• Your task
Retype, exactly as they stand, the lines from the start of the data to the line that contains "from matplotlib.patches import Polygon", both ends included. Leave the pictures out.

## begin

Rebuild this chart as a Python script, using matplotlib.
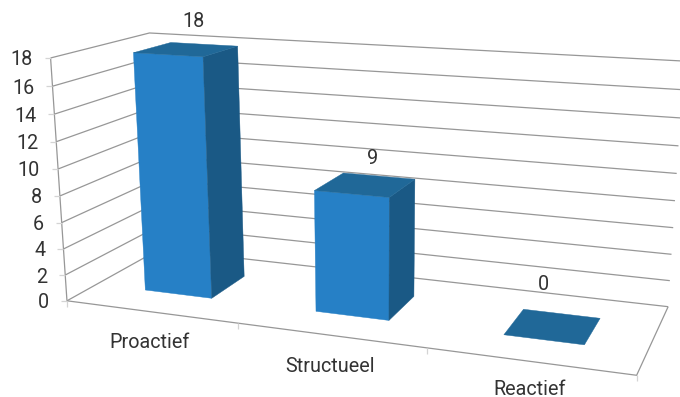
import numpy as np
import matplotlib
matplotlib.use('Agg')
import matplotlib.pyplot as plt
from matplotlib.patches import Polygon

categories = ['Proactief', 'Structueel', 'Reactief']
values = [18, 9, 0]
y_ticks = [0, 2, 4, 6, 8, 10, 12, 14, 16, 18]

plt.rcParams['font.family'] = ['Roboto', 'DejaVu Sans']

W, H = 680, 397
grid_color = '#979797'
tick_color = '#d4d4d4'
text_color = '#333333'
front_color = '#2680c6'
side_color = '#1a5985'
top_color = '#206898'

# camera: (category, depth, value) -> pixel position
box_pts = [((0, 0, 0), (66.5, 301)), ((3, 0, 0), (636.7, 375)),
           ((0, 1, 0), (160, 249)), ((3, 1, 0), (668, 307)),
           ((0, 0, 18), (51, 58)), ((0, 1, 18), (149, 33)), ((3, 1, 18), (684, 61))]
A, b = [], []
for (x, d, v), (u, w) in box_pts:
    A.append([x, d, v, 1, 0, 0, 0, 0, -u * x, -u * d, -u * v])
    b.append(u)
    A.append([0, 0, 0, 0, x, d, v, 1, -w * x, -w * d, -w * v])
    b.append(w)
p = np.linalg.lstsq(np.array(A, float), np.array(b, float), rcond=None)[0]
P = np.append(p, 1).reshape(3, 4)


def proj(x, d, v):
    q = P @ np.array([x, d, v, 1.0])
    return q[:2] / q[2]


fig = plt.figure(figsize=(W / 100, H / 100), dpi=100)
ax = fig.add_axes([0, 0, 1, 1])
ax.set_xlim(0, W)
ax.set_ylim(H, 0)
ax.axis('off')


def line(pts, color=grid_color, lw=0.9):
    pts = np.array(pts)
    ax.plot(pts[:, 0], pts[:, 1], color=color, lw=lw, solid_capstyle='butt', zorder=1)


# walls
for v in y_ticks:
    line([proj(0, 0, v), proj(0, 1, v), proj(3, 1, v)])
line([proj(0, 0, 0), proj(0, 0, max(y_ticks))])

# floor outline
line([proj(0, 0, 0), proj(3, 0, 0), proj(3, 1, 0)])

# tick marks and axis labels
for v in y_ticks:
    x0, y0 = proj(0, 0, v)
    line([(x0 - 6, y0), (x0, y0)], color=tick_color)
    ax.text(x0 - 18, y0 + 2, str(v), ha='right', va='center', fontsize=14.2, color=text_color)
for i in range(len(categories) + 1):
    x0, y0 = proj(i, 0, 0)
    line([(x0, y0), (x0, y0 + 6)], color=tick_color)
label_shift = [(-1, 31), (0, 31), (1, 28)]
for i, name in enumerate(categories):
    x0, y0 = proj(i + 0.5, 0, 0)
    ax.text(x0 + label_shift[i][0], y0 + label_shift[i][1], name, ha='center', va='center',
            fontsize=14.2, color=text_color)

# bars
x_pad, d0, d1 = 0.3, 0.3, 0.7
value_shift = [(-10, -23), (-6, -18), (-18, -29)]
for i, val in enumerate(values):
    xa, xb = i + x_pad, i + 1 - x_pad
    if val > 0:
        front = [proj(xa, d0, 0), proj(xb, d0, 0), proj(xb, d0, val), proj(xa, d0, val)]
        side = [proj(xb, d0, 0), proj(xb, d1, 0), proj(xb, d1, val), proj(xb, d0, val)]
        ax.add_patch(Polygon(front, fc=front_color, ec=front_color, lw=0.3, zorder=3))
        ax.add_patch(Polygon(side, fc=side_color, ec=side_color, lw=0.3, zorder=3))
    top = [proj(xa, d0, val), proj(xb, d0, val), proj(xb, d1, val), proj(xa, d1, val)]
    ax.add_patch(Polygon(top, fc=top_color, ec=top_color, lw=0.3, zorder=3))
    xt, yt = proj(i + 0.5, d1, val)
    ax.text(xt + value_shift[i][0], yt + value_shift[i][1], str(val), ha='center', va='center',
            fontsize=14.2, color=text_color, zorder=4)

fig.savefig('out.png', dpi=100)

## end

• Complete response
Rebuild this chart as a Python script, using matplotlib.
import numpy as np
import matplotlib
matplotlib.use('Agg')
import matplotlib.pyplot as plt
from matplotlib.patches import Polygon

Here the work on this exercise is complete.